Pupil who skipped P.6 scores Agg 4

Daniel Mukisa  and his mother, Ms Jenifer Musayi. Mukisa a pupil of Hillside Primary School, Naalya in Kampala, is among the 60,070 boys who passed in Division One. Photo/Peter Serugo

Daniel Mukisa, a pupil of Hillside Primary School, Naalya in Kampala, is among the 60,070 boys who passed in Division One.
Like a few other cases, he skipped Primary Six class to score Aggregate 4.
Mukisa, 14, yesterday told Monitor that he was inspired after reading a book (which he couldn’t recall the title) where the author skipped Primary Six and excelled in the PLE. This was Mukisa’s first inspiration and he decided to follow in the author’s footsteps after his mother gave him the greenlight.

“My friend gave me a book, and as I read it, the author’s background indicated that he had skipped P.6 to sit for PLE and he scored [aggregate] 4. It is from here that I thought I can also do it,” he said.
“I shared the idea (skipping P.6) with my mother and she agreed unconditionally. That is how I joined the P.7 class,” he added.
Mukisa said despite excelling in the national examinations, he faced a number of challenges in P.7 since he almost had to study content for two classes (P6 and P7) in one year.

“At first, it wasn’t easy to cope with the P7 work because I had no idea about the pre-candidate classwork. But teachers could help us to go through the P6 work and always encouraged us,” he said.
The PLE start added: “My first scores in P7 were between 15-20 marks, except in English. But I started improving in the second term, by the third term, I was scoring above 80 in every subject. I am very happy that my friends and I who skipped P6 managed to perform very well.”
His mother, Ms Jenifer Musayi, says she could not deny her son the opportunity to skip a class since he had lost almost two academic years during the Covid-19 lockdown when the schools were closed to curb the spread of the pandemic.
“I couldn’t hesitate about my son’s decision because he was performing very well in his lower classes, secondly during the Covid lockdown, he used to make a lot of revisions and assessments,” she said.

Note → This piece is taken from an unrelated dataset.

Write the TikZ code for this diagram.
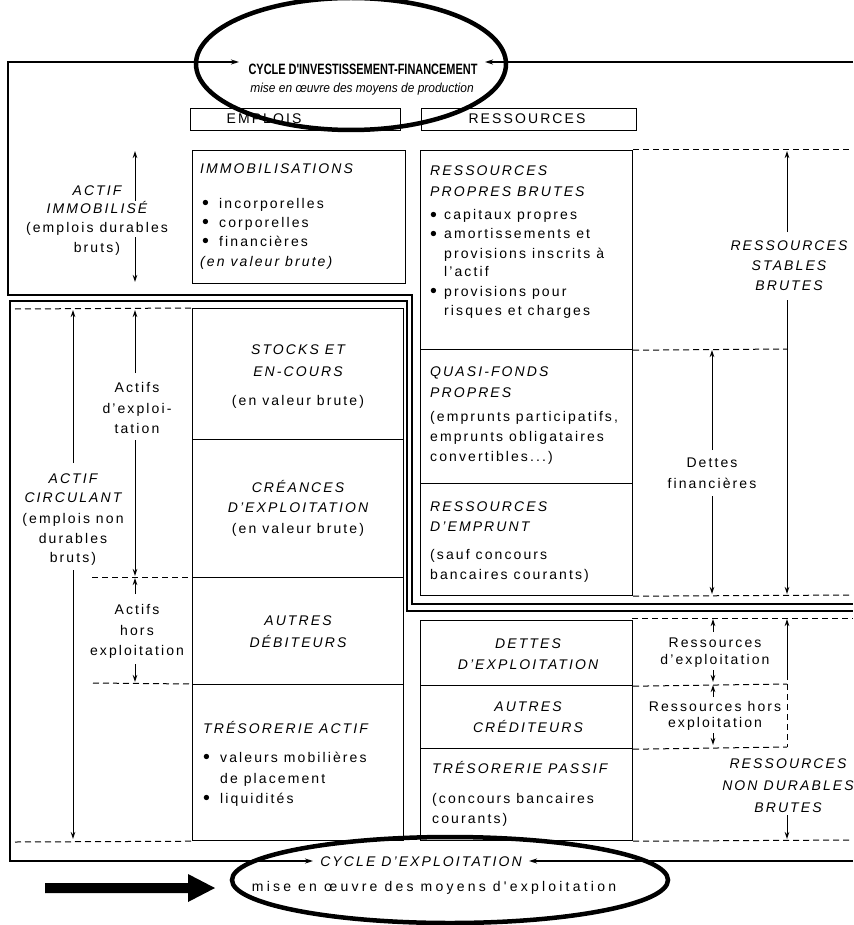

“Mukisa is a boy who is self-driven, when it comes to studying, he does it wholeheartedly. During his first term in P.7, he was challenged, but he never gave up until the second term when he started performing better. I am so happy that he has already got a bursary to further his studies,” she added.
Due to Covid-19 lockdowns, which made learners sit at home for almost two academic years, many parents decided to have their children in upper primary school to register for PLE to ensure that they can cope with the lost time.

Mixed reactions
      Mr Fagil Mandy, an educationist said: “Legally, this boy (Mukisa) was not supposed to sit for PLE, according to the Education Act, which states that for any pupil to sit for these exams (PLE), he or she must have studied for at least seven years at primary level. Although he perfomed well, it is still dangerous and it means that our education system is not well monitored.” “However, there is nothing wrong with this child given that learners lost almost two years due to Covid-19. The  child fully qualifies to proceed to the next level of education, but he needs to be advised seriously to ensure that he remains focused to understand the concepts at O-Level,” he added. 

The General Secretary of Uganda National Teachers’ Union, Mr Filbert Baguma, said teachers are free to decide whether to make a given learner skip some classes. “Skipping classes is very common at primary level and it does not affect the learner. We also need a policy, which can protect the genius learners in secondary schools so that they can sit for O-Level exams,’’ he said.